=== Dataset content ===

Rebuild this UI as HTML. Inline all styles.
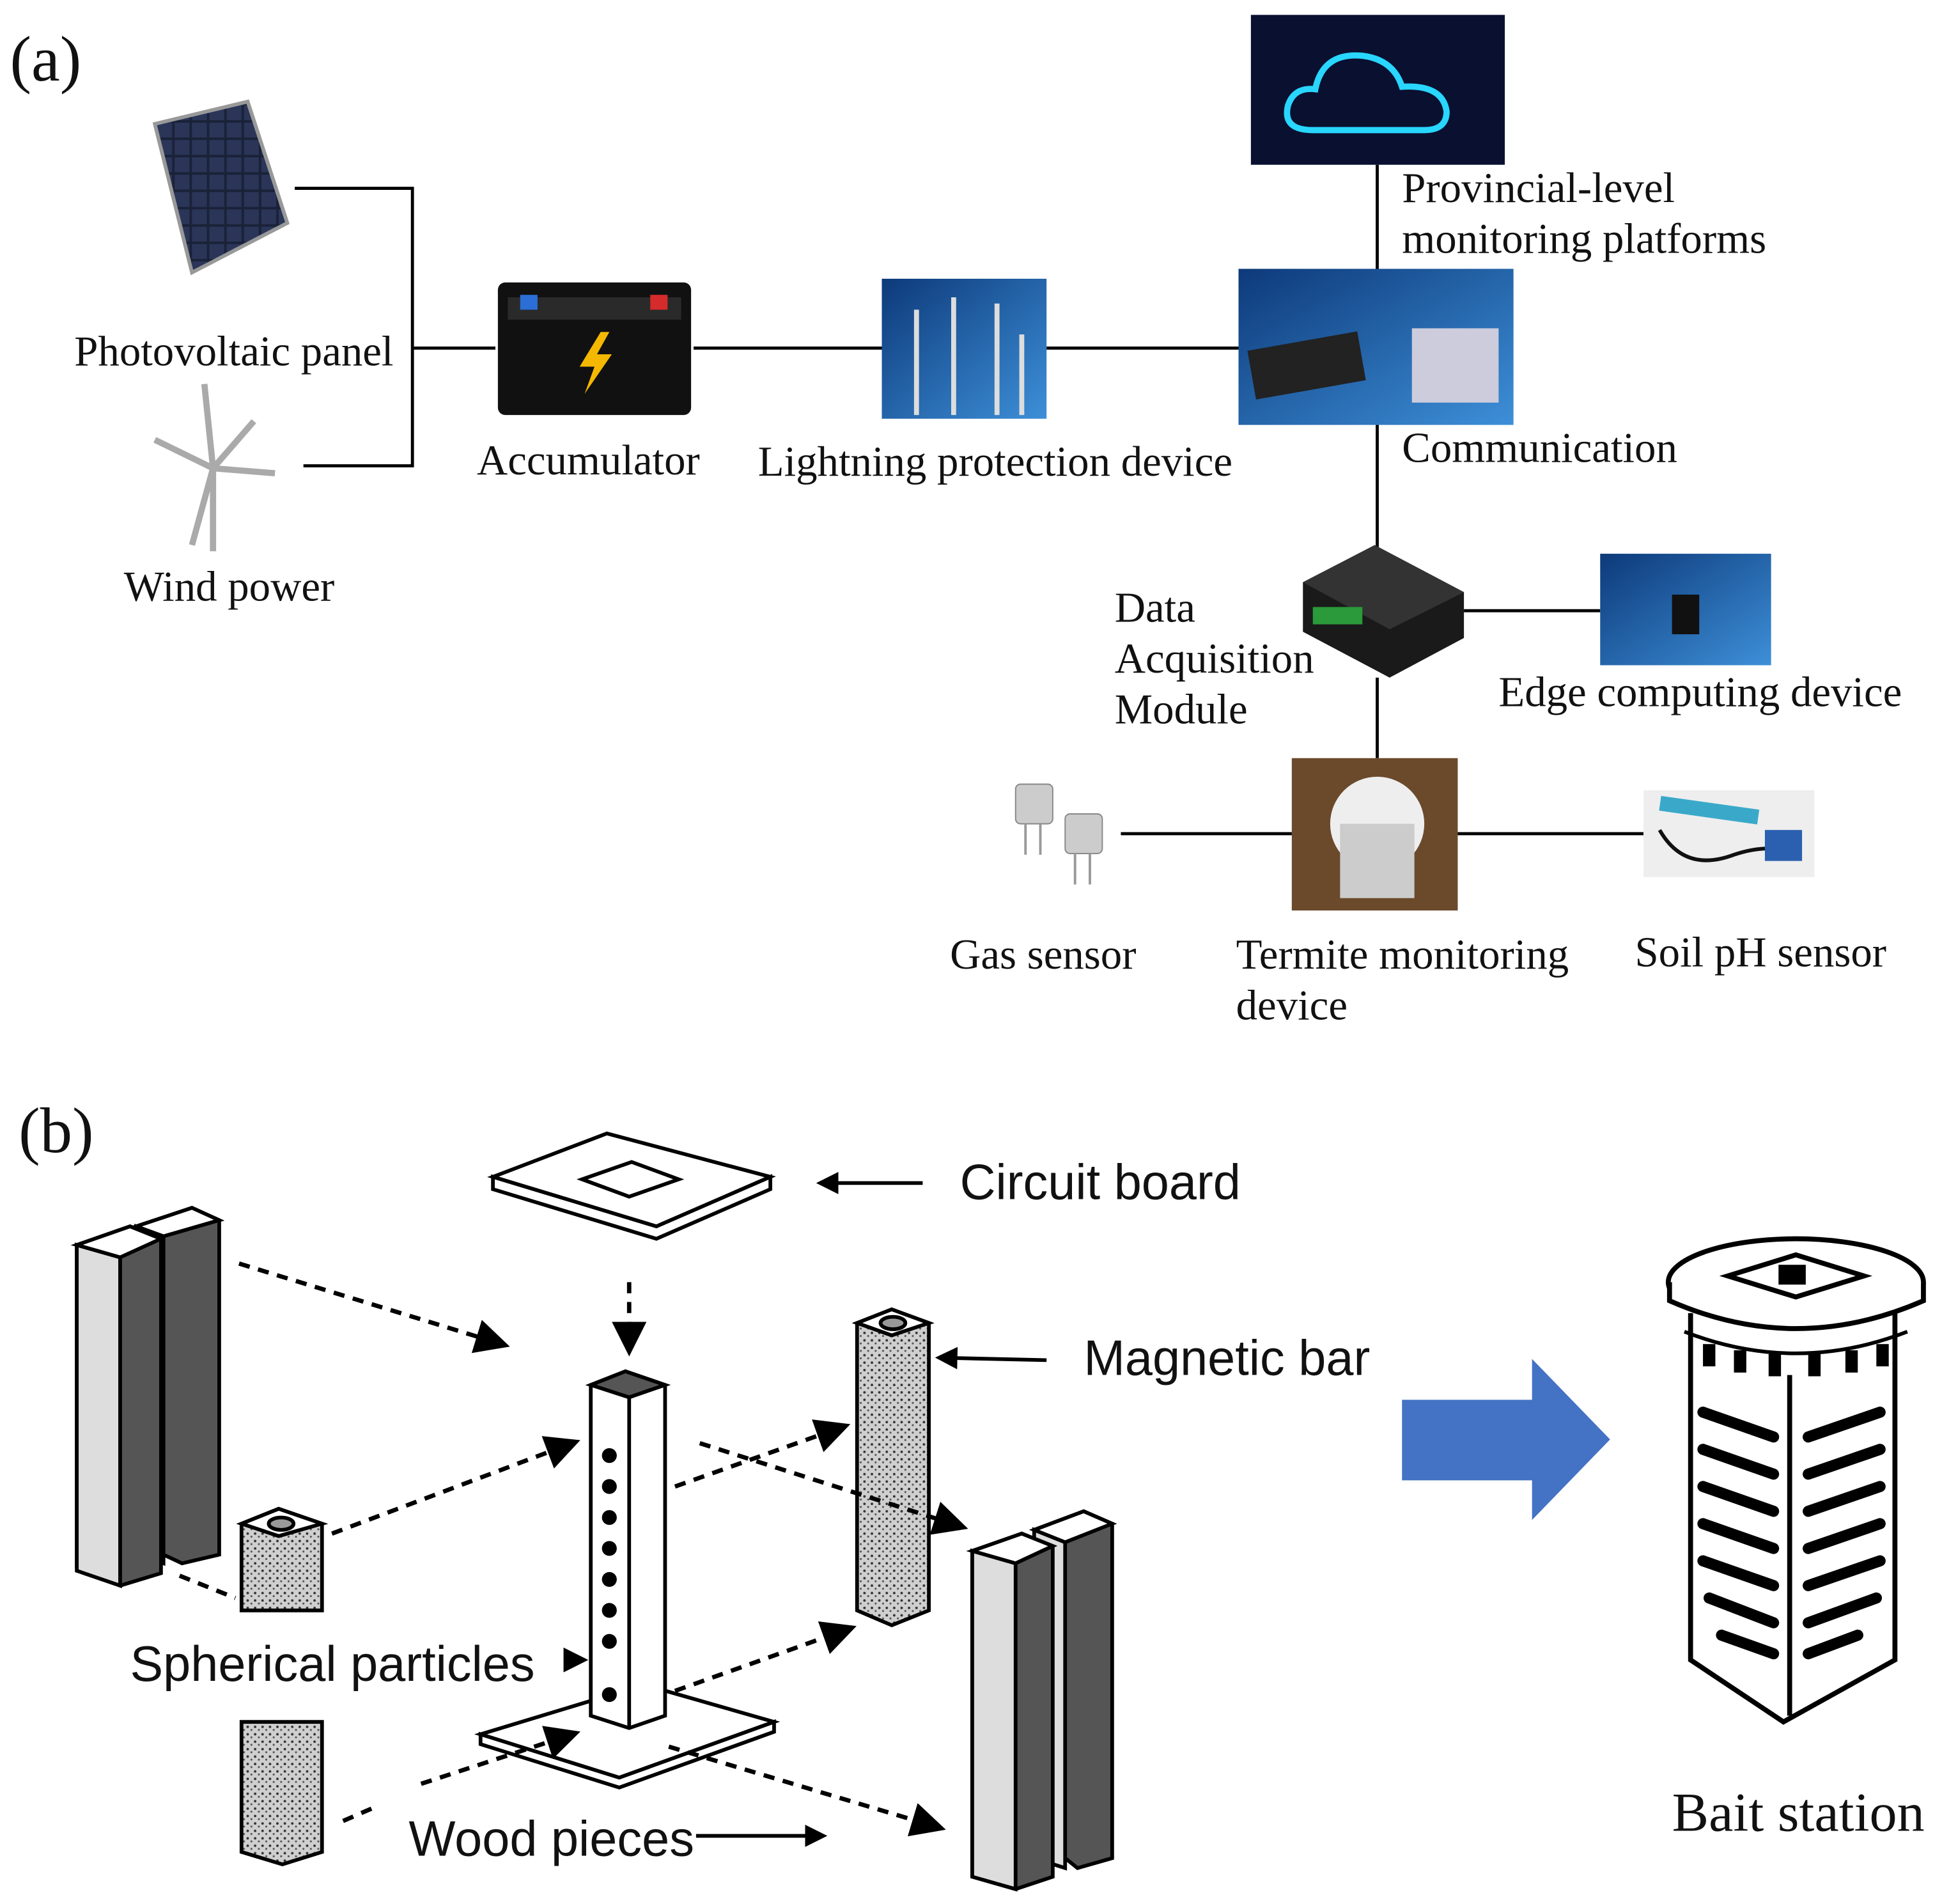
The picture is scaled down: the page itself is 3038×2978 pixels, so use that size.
<!DOCTYPE html>
<html><head><meta charset="utf-8">
<style>
html,body{margin:0;padding:0;background:#fff;}
svg{display:block;}
.s{font-family:"Liberation Serif",serif;font-size:34.5px;fill:#111;}
.a{font-family:"Liberation Sans",sans-serif;font-size:40px;fill:#111;}
.l{stroke:#000;stroke-width:2.5;fill:none;}
.d{stroke:#000;stroke-width:3.5;stroke-dasharray:9 7;fill:none;}
</style></head><body>
<svg width="3038" height="2978" viewBox="0 0 1568 1537" xmlns="http://www.w3.org/2000/svg">
<defs>
<marker id="ah" markerWidth="8" markerHeight="8" refX="6" refY="4" orient="auto" markerUnits="strokeWidth"><path d="M0,0 L8,4 L0,8 z" fill="#000"/></marker>
<marker id="ah2" markerWidth="6" markerHeight="6" refX="5" refY="3" orient="auto" markerUnits="strokeWidth"><path d="M0,0 L6,3 L0,6 z" fill="#000"/></marker>
<pattern id="grid" width="14" height="14" patternUnits="userSpaceOnUse"><rect width="14" height="14" fill="#1a2238"/><rect x="1" y="1" width="12" height="12" fill="#2a3558"/></pattern>
<linearGradient id="blu" x1="0" y1="0" x2="1" y2="1"><stop offset="0" stop-color="#0d3a7a"/><stop offset="1" stop-color="#3d8fd8"/></linearGradient>
<pattern id="spk" width="6" height="6" patternUnits="userSpaceOnUse"><rect width="6" height="6" fill="#cfcfcf"/><circle cx="2" cy="2" r="1" fill="#333"/><circle cx="5" cy="4.5" r="0.8" fill="#555"/></pattern>
</defs>

<text x="8" y="65" class="s" style="font-size:52px">(a)</text>

<polygon points="125,100 200,82 232,180 155,220" fill="url(#grid)" stroke="#999" stroke-width="3"/>
<text x="60" y="295" class="s">Photovoltaic panel</text>
<g stroke="#aaa" stroke-width="5" fill="none">
<line x1="172" y1="380" x2="172" y2="445"/>
<line x1="172" y1="378" x2="165" y2="310"/>
<line x1="172" y1="378" x2="125" y2="355"/>
<line x1="172" y1="378" x2="222" y2="382"/>
<line x1="172" y1="378" x2="155" y2="440"/>
<line x1="172" y1="378" x2="205" y2="340"/>
</g>
<text x="100" y="485" class="s">Wind power</text>
<path class="l" d="M238,152 H333 V376 H245 M333,281 H400"/>

<rect x="402" y="228" width="156" height="107" rx="6" fill="#111"/>
<rect x="410" y="240" width="140" height="18" fill="#2a2a2a"/>
<rect x="420" y="238" width="14" height="12" fill="#2b6fd6"/><rect x="525" y="238" width="14" height="12" fill="#d62b2b"/>
<polygon points="485,268 468,296 480,296 472,318 494,286 482,286 492,268" fill="#f5b800"/>
<text x="385" y="383" class="s">Accumulator</text>
<path class="l" d="M560,281 H712"/>

<rect x="712" y="225" width="133" height="113" fill="url(#blu)"/>
<g stroke="#ddd" stroke-width="4"><line x1="740" y1="250" x2="740" y2="335"/><line x1="770" y1="240" x2="770" y2="335"/><line x1="805" y1="245" x2="805" y2="335"/><line x1="825" y1="270" x2="825" y2="335"/></g>
<text x="612" y="384" class="s">Lightning protection device</text>
<path class="l" d="M845,281 H1000"/>

<rect x="1000" y="217" width="222" height="126" fill="url(#blu)"/>
<rect x="1010" y="275" width="90" height="40" fill="#222" transform="rotate(-10 1055 295)"/>
<rect x="1140" y="265" width="70" height="60" fill="#ccd" />
<text x="1132" y="373" class="s">Communication</text>

<rect x="1010" y="12" width="205" height="121" fill="#0a1030"/>
<path d="M1060,105 Q1035,105 1040,85 Q1045,70 1062,72 Q1068,42 1100,45 Q1125,48 1132,70 Q1165,68 1168,90 Q1168,105 1150,105 Z" fill="none" stroke="#28d6ff" stroke-width="5"/>
<path class="l" d="M1112,133 V217 M1112,343 V445"/>
<text x="1132" y="163" class="s">Provincial-level</text>
<text x="1132" y="204" class="s">monitoring platforms</text>

<polygon points="1052,470 1110,440 1182,478 1182,515 1122,547 1052,510" fill="#1a1a1a"/>
<polygon points="1052,470 1110,440 1182,478 1122,508" fill="#333"/>
<rect x="1060" y="490" width="40" height="14" fill="#2a9a3a"/>
<text x="900" y="502" class="s">Data</text>
<text x="900" y="543" class="s">Acquisition</text>
<text x="900" y="584" class="s">Module</text>
<path class="l" d="M1182,493 H1292 M1112,547 V612"/>
<rect x="1292" y="447" width="138" height="90" fill="url(#blu)"/>
<rect x="1350" y="480" width="22" height="32" fill="#111"/>
<text x="1210" y="570" class="s">Edge computing device</text>

<rect x="1043" y="612" width="134" height="123" fill="#6b4a2c"/>
<circle cx="1112" cy="665" r="38" fill="#eee"/>
<rect x="1082" y="665" width="60" height="60" fill="#ccc"/>
<path class="l" d="M905,673 H1043 M1177,673 H1327"/>
<g fill="#ccc" stroke="#888"><rect x="820" y="633" width="30" height="32" rx="4"/><rect x="860" y="657" width="30" height="32" rx="4"/></g>
<g stroke="#999" stroke-width="2"><line x1="828" y1="665" x2="828" y2="690"/><line x1="840" y1="665" x2="840" y2="690"/><line x1="868" y1="689" x2="868" y2="714"/><line x1="880" y1="689" x2="880" y2="714"/></g>
<rect x="1327" y="638" width="138" height="70" fill="#eee"/>
<rect x="1340" y="648" width="80" height="12" fill="#3aa9c9" transform="rotate(8 1380 654)"/>
<path d="M1340,670 Q1360,705 1400,690 Q1430,680 1450,690" stroke="#111" stroke-width="3" fill="none"/>
<rect x="1425" y="670" width="30" height="25" fill="#2b5fb0"/>
<text x="767" y="782" class="s">Gas sensor</text>
<text x="998" y="782" class="s">Termite monitoring</text>
<text x="998" y="823" class="s">device</text>
<text x="1320" y="780" class="s">Soil pH sensor</text>

<text x="15" y="930" class="s" style="font-size:52px">(b)</text>

<polygon points="398,950 490,915 622,950 530,990" fill="#fff" stroke="#000" stroke-width="3"/>
<polygon points="398,950 530,990 622,950 622,960 530,1000 398,960" fill="#fff" stroke="#000" stroke-width="3"/>
<polygon points="470,952 510,938 548,952 508,966" fill="none" stroke="#000" stroke-width="3"/>
<text x="775" y="968" class="a">Circuit board</text>
<line x1="745" y1="955" x2="662" y2="955" stroke="#000" stroke-width="3" marker-end="url(#ah2)"/>

<g stroke="#000" stroke-width="3">
<polygon points="110,990 155,975 177,985 177,1255 147,1262 132,1255" fill="#555"/>
<polygon points="110,990 132,998 132,1262 110,1255" fill="#ddd"/>
<polygon points="110,990 155,975 177,985 132,998" fill="#fff"/>
<polygon points="62,1005 105,990 130,1000 130,1270 97,1280 62,1265" fill="#555"/>
<polygon points="62,1005 97,1015 97,1280 62,1268" fill="#ddd"/>
<polygon points="62,1005 105,990 130,1000 97,1015" fill="#fff"/>
</g>
<g stroke="#000" stroke-width="3">
<polygon points="835,1235 875,1220 898,1230 898,1500 870,1508 860,1500" fill="#555"/>
<polygon points="835,1235 860,1245 860,1508 835,1500" fill="#ddd"/>
<polygon points="835,1235 875,1220 898,1230 860,1245" fill="#fff"/>
<polygon points="785,1252 825,1238 850,1248 850,1515 820,1525 785,1515" fill="#555"/>
<polygon points="785,1252 820,1262 820,1525 785,1515" fill="#ddd"/>
<polygon points="785,1252 825,1238 850,1248 820,1262" fill="#fff"/>
</g>
<g stroke="#000" stroke-width="3">
<polygon points="692,1068 720,1057 750,1068 750,1300 720,1312 692,1300" fill="url(#spk)"/>
<polygon points="692,1068 720,1078 750,1068 720,1057" fill="#fff"/>
<ellipse cx="721" cy="1068" rx="10" ry="5" fill="#999"/>
<polygon points="195,1230 225,1218 260,1230 260,1300 195,1300" fill="url(#spk)"/>
<polygon points="195,1230 225,1240 260,1230 225,1218" fill="#fff"/>
<ellipse cx="227" cy="1230" rx="10" ry="5" fill="#999"/>
<polygon points="195,1390 260,1390 260,1495 228,1505 195,1495" fill="url(#spk)"/>
</g>
<text x="875" y="1110" class="a">Magnetic bar</text>
<line x1="845" y1="1098" x2="758" y2="1096" stroke="#000" stroke-width="3" marker-end="url(#ah2)"/>

<polygon points="388,1400 520,1360 625,1390 500,1435" fill="#fff" stroke="#000" stroke-width="3"/>
<polygon points="388,1400 500,1435 625,1390 625,1398 500,1443 388,1408" fill="#fff" stroke="#000" stroke-width="3"/>
<g stroke="#000" stroke-width="3">
<polygon points="477,1118 505,1107 537,1118 537,1385 508,1395 477,1385" fill="#fff"/>
<polygon points="477,1118 508,1128 537,1118 505,1107" fill="#555"/>
<line x1="508" y1="1128" x2="508" y2="1395"/>
</g>
<g fill="#000"><circle cx="492" cy="1175" r="6"/><circle cx="492" cy="1200" r="6"/><circle cx="492" cy="1225" r="6"/><circle cx="492" cy="1250" r="6"/><circle cx="492" cy="1275" r="6"/><circle cx="492" cy="1300" r="6"/><circle cx="492" cy="1325" r="6"/><circle cx="492" cy="1368" r="6"/></g>

<g class="d">
<line x1="193" y1="1020" x2="405" y2="1085" marker-end="url(#ah)"/>
<line x1="508" y1="1035" x2="508" y2="1088" marker-end="url(#ah)"/>
<line x1="268" y1="1238" x2="462" y2="1165" marker-end="url(#ah)"/>
<line x1="545" y1="1200" x2="680" y2="1152" marker-end="url(#ah)"/>
<line x1="565" y1="1165" x2="775" y2="1232" marker-end="url(#ah)"/>
<line x1="545" y1="1365" x2="685" y2="1315" marker-end="url(#ah)"/>
<line x1="540" y1="1410" x2="757" y2="1475" marker-end="url(#ah)"/>
<line x1="340" y1="1440" x2="462" y2="1400" marker-end="url(#ah)"/>
<line x1="145" y1="1272" x2="190" y2="1290"/>
<line x1="277" y1="1470" x2="300" y2="1460"/>
</g>
<text x="105" y="1357" class="a">Spherical particles</text>
<polygon points="455,1330 475,1340 455,1350" fill="#000"/>
<text x="330" y="1498" class="a">Wood pieces</text>
<line x1="562" y1="1482" x2="665" y2="1482" stroke="#000" stroke-width="3" marker-end="url(#ah2)"/>

<polygon points="1132,1130 1237,1130 1237,1097 1300,1162 1237,1227 1237,1195 1132,1195" fill="#4472c4"/>

<g stroke="#000" stroke-width="4" fill="#fff">
<path d="M1365,1060 L1365,1340 L1440,1390 L1530,1340 L1530,1060"/>
<ellipse cx="1450" cy="1035" rx="103" ry="35"/>
<path d="M1348,1035 L1348,1050 Q1450,1095 1553,1050 L1553,1035"/>
<line x1="1445" y1="1110" x2="1445" y2="1385"/>
<polygon points="1395,1030 1450,1013 1505,1030 1450,1047" fill="#fff"/>
<rect x="1438" y="1023" width="18" height="12" fill="#000"/>
</g>
<g stroke="#000" stroke-width="3" fill="none"><path d="M1360,1075 Q1450,1110 1540,1075"/></g>
<g fill="#000">
<rect x="1375" y="1085" width="10" height="18"/><rect x="1400" y="1090" width="10" height="18"/><rect x="1428" y="1093" width="10" height="18"/><rect x="1460" y="1093" width="10" height="18"/><rect x="1490" y="1090" width="10" height="18"/><rect x="1515" y="1085" width="10" height="18"/>
</g>
<g stroke="#000" stroke-width="9" stroke-linecap="round">
<line x1="1375" y1="1140" x2="1432" y2="1160"/><line x1="1375" y1="1170" x2="1432" y2="1190"/><line x1="1375" y1="1200" x2="1432" y2="1220"/><line x1="1375" y1="1230" x2="1432" y2="1250"/><line x1="1375" y1="1260" x2="1432" y2="1280"/><line x1="1380" y1="1290" x2="1432" y2="1310"/><line x1="1390" y1="1320" x2="1432" y2="1335"/>
<line x1="1460" y1="1160" x2="1518" y2="1140"/><line x1="1460" y1="1190" x2="1518" y2="1170"/><line x1="1460" y1="1220" x2="1518" y2="1200"/><line x1="1460" y1="1250" x2="1518" y2="1230"/><line x1="1460" y1="1280" x2="1518" y2="1260"/><line x1="1460" y1="1310" x2="1515" y2="1290"/><line x1="1460" y1="1335" x2="1500" y2="1320"/>
</g>
<text x="1350" y="1478" class="s" style="font-size:44.5px">Bait station</text>
</svg>
</body></html>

===

_Requirement:_
In the listing above, how many lines hold the word "size"? Give the number and nothing more.

_Correct response:_
6